Ordre avait été donné d'employer toute la force
disponible pour faire cesser toute résistance, allant jusqu'à
préconiser l'emploi de lance-roquettes antichar.
L'IRA a eu la sagesse de ne pas risquer la vie de civils dans cette
bataille perdue d'avance et s'est éclipsée sans combattre,
ce qui donne le bilan miraculeux de deux morts (un adolescent catholique
et un membre de l'IRA) pour l'ensemble de l'opération!
Cette opération est la plus grande opération militaire que l'armée anglaise ait menée depuis Suez, dépassant même son engagement en Corée, au Viet-Nam, et, plus près de nous, en Irak.
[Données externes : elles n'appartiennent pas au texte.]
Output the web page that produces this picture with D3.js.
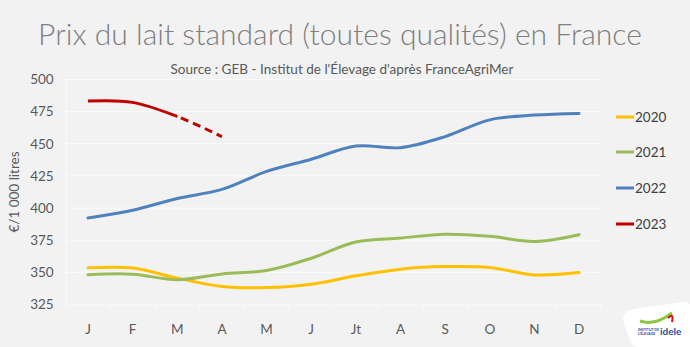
<!DOCTYPE html>
<html>
<head>
<meta charset="utf-8">
<script src="https://cdn.jsdelivr.net/npm/d3@7"></script>
<style>
  html, body { margin: 0; padding: 0; background: #F2F2F2; }
  svg { display: block; }
  text { font-family: "Lato", "Open Sans", sans-serif; }
</style>
</head>
<body>
<svg id="chart" width="690" height="347"></svg>
<script>
const months = ["J", "F", "M", "A", "M", "J", "Jt", "A", "S", "O", "N", "D"];
const yTicks = [325, 350, 375, 400, 425, 450, 475, 500];
const seriesNames = ["2020", "2021", "2022", "2023"];
const values2020 = [353.5, 353.3, 345.5, 339, 338.2, 340.8, 347.3, 352.5, 354.5, 353.8, 348, 349.8];
const values2021 = [348.2, 348.6, 344.3, 348.8, 351.5, 361, 373.6, 376.7, 379.6, 378, 374, 379.3];
const values2022 = [392.3, 398.3, 407.5, 414.5, 428.5, 438, 448.3, 447, 455.6, 468.6, 472.3, 473.6];
const values2023 = [483.2, 482.2, 471.2, 455.6];
const seriesColors = ["#FFC000", "#9BBB59", "#4F81BD", "#C00000"];
const titleText = "Prix du lait standard (toutes qualités) en France";
const subtitleText = "Source : GEB - Institut de l'Élevage d'après FranceAgriMer";
const yAxisTitle = "€/1 000 litres";

const svg = d3.select("#chart");
const W = 690, H = 347;
svg.append("rect").attr("width", W).attr("height", H).attr("fill", "#F2F2F2");

const plot = { left: 65.7, right: 601.4, top: 79.5, bottom: 304.5 };

const x = d3.scaleBand().domain(d3.range(months.length)).range([plot.left, plot.right]).padding(0);
const y = d3.scaleLinear().domain([325, 500]).range([plot.bottom, plot.top]);
const cx = i => x(i) + x.bandwidth() / 2;

function fitText(sel, target) {
  const len = sel.node().getComputedTextLength();
  const fs = parseFloat(sel.attr("font-size"));
  sel.attr("font-size", fs * target / len);
}
const title = svg.append("text").attr("x", 340).attr("y", 45).attr("text-anchor", "middle")
  .attr("font-size", 28).attr("fill", "#7F7F7F").attr("font-weight", 300).text(titleText);
fitText(title, 604);
const sub = svg.append("text").attr("x", 342).attr("y", 74).attr("text-anchor", "middle")
  .attr("font-size", 12).attr("fill", "#595959").attr("font-family", "'Open Sans', sans-serif")
  .text(subtitleText);
fitText(sub, 343);

// Gridlines
svg.append("g").selectAll("line").data(yTicks.filter(t => t > 325)).join("line")
  .attr("x1", plot.left).attr("x2", plot.right)
  .attr("y1", d => y(d)).attr("y2", d => y(d))
  .attr("stroke", "#FBFBFB").attr("stroke-width", 1);

// Y axis
const yAxis = d3.axisLeft(y).tickValues(yTicks).tickSize(0).tickPadding(12);
const gy = svg.append("g").attr("transform", `translate(${plot.left},0)`).call(yAxis);
gy.select(".domain").attr("stroke", "#FBFBFB");
gy.selectAll("text").attr("font-size", 13.5).attr("fill", "#595959")
  .attr("font-family", "Lato, 'Open Sans', sans-serif");

// X axis
const xAxis = d3.axisBottom(x).tickFormat(i => months[i]).tickSize(0).tickPadding(20);
const gx = svg.append("g").attr("transform", `translate(0,${plot.bottom})`).call(xAxis);
gx.select(".domain").attr("stroke", "#FBFBFB");
gx.selectAll("text").attr("font-size", 13.5).attr("fill", "#595959")
  .attr("font-family", "Lato, 'Open Sans', sans-serif");
gx.append("g").selectAll("line").data(d3.range(months.length + 1)).join("line")
  .attr("x1", i => plot.left + i * x.bandwidth()).attr("x2", i => plot.left + i * x.bandwidth())
  .attr("y1", 0).attr("y2", 5).attr("stroke", "#FBFBFB");

svg.append("text").attr("transform", "translate(19,192) rotate(-90)")
  .attr("text-anchor", "middle").attr("font-size", 13.5).attr("fill", "#595959").text(yAxisTitle);

// Lines
const line = d3.line().x(d => cx(d.i)).y(d => y(d.v)).curve(d3.curveCatmullRom.alpha(0.5));
const allSeries = [values2020, values2021, values2022];
allSeries.forEach((vals, k) => {
  svg.append("path").datum(vals.map((v, i) => ({ i, v })))
    .attr("d", line).attr("fill", "none").attr("stroke", seriesColors[k])
    .attr("stroke-width", 3).attr("stroke-linecap", "round");
});
const pts23 = values2023.map((v, i) => ({ i, v }));
const path23 = svg.append("path").datum(pts23).attr("d", line).attr("fill", "none")
  .attr("stroke", seriesColors[3]).attr("stroke-width", 3);
const totalLen = path23.node().getTotalLength();
let lo = 0, hi = totalLen;
const mx = cx(2);
for (let k = 0; k < 40; k++) {
  const mid = (lo + hi) / 2;
  if (path23.node().getPointAtLength(mid).x < mx) lo = mid; else hi = mid;
}
const solidLen = lo;
const rem = totalLen - solidLen;
const dashArr = [solidLen, 4];
let acc = 4;
while (acc < rem) { dashArr.push(8, 5); acc += 13; }
path23.attr("stroke-dasharray", dashArr.join(","));

// Legend
const legend = svg.append("g");
const legY = [117, 152, 188, 224];
seriesNames.forEach((name, k) => {
  legend.append("line").attr("x1", 616).attr("x2", 634).attr("y1", legY[k]).attr("y2", legY[k])
    .attr("stroke", seriesColors[k]).attr("stroke-width", 3);
  legend.append("text").attr("x", 635).attr("y", legY[k] + 5).attr("font-size", 13.5)
    .attr("fill", "#404040").text(name);
});

// Logo (simplified)
const logo = svg.append("g");
logo.append("path")
  .attr("d", "M624,324 Q620,312 634,309 L684,302 Q692,301 690,312 L690,347 L638,347 Q632,347 630,340 Z")
  .attr("fill", "#FFFFFF");
logo.append("path").attr("d", "M640,321 Q655,326 672,313").attr("fill", "none")
  .attr("stroke", "#8DC63F").attr("stroke-width", 3);
logo.append("path").attr("d", "M668,318 Q674,312 672,322").attr("fill", "none")
  .attr("stroke", "#E30613").attr("stroke-width", 2);
logo.append("text").attr("x", 638).attr("y", 331).attr("font-size", 3.5).attr("fill", "#1F4E9A")
  .attr("font-weight", 700).text("INSTITUT DE");
logo.append("text").attr("x", 638).attr("y", 335).attr("font-size", 3.5).attr("fill", "#1F4E9A")
  .attr("font-weight", 700).text("L'ÉLEVAGE");
logo.append("text").attr("x", 660).attr("y", 335).attr("font-size", 10).attr("fill", "#1F4E9A")
  .attr("font-weight", 700).text("idele");
</script>
</body>
</html>
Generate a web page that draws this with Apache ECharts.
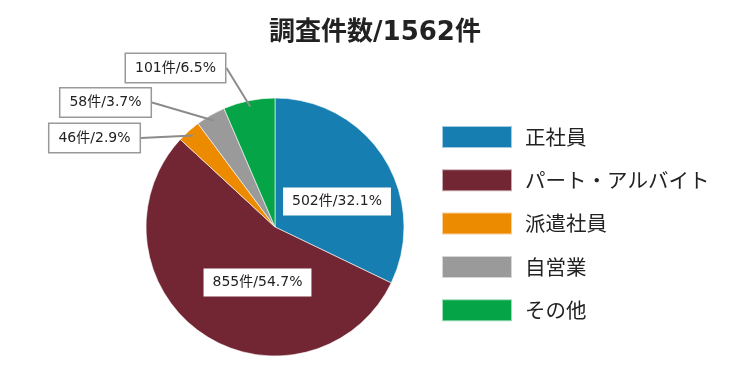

Dans les semaines qui ont suivi, des postes militaires avancés
ont été établis dans les anciennes zones d'interdiction,
les écoles ont été réquisitionnées pour
servir de casernes de fortune, les rues et les carrefours ont été
barrés par des chevaux de frise, les patrouilles en blindé
sont devenues systématiques et les héritiers de Cromwell
ont bien montré qu'ils étaient de retour, multipliant les
rafles, les destructions de biens, et les brutalités diverses, entre
autres exactions.
L'Irlande du Nord était de nouveau un pays en guerre...
Les conséquences :
Entre le début de l'opération Motorman et juin 1973,
près de 1200 personnes seront internées, total qui sera porté
à 1500 fin novembre 1973. A l'automne 1973, l'internement frappera
même des enfants!
Quant à l'armée, elle pratiquera des exécutions
sommaires quand elle arrêtera des militants républicains notoires,
comme Eddie O'Rawe et Jimmy Rowntree, deux "Provos" arrêtés
désarmés à Belfast, et immédiatement assassinés
par les parachutistes qui venaient de procéder à l'arrestation.
Tout cela donnera un second souffle à l'IRA, qui reprendra de plus belle ses campagnes militaires en 1973, en bénéficiant d'un armement tout neuf en provenance de Lybie et des USA.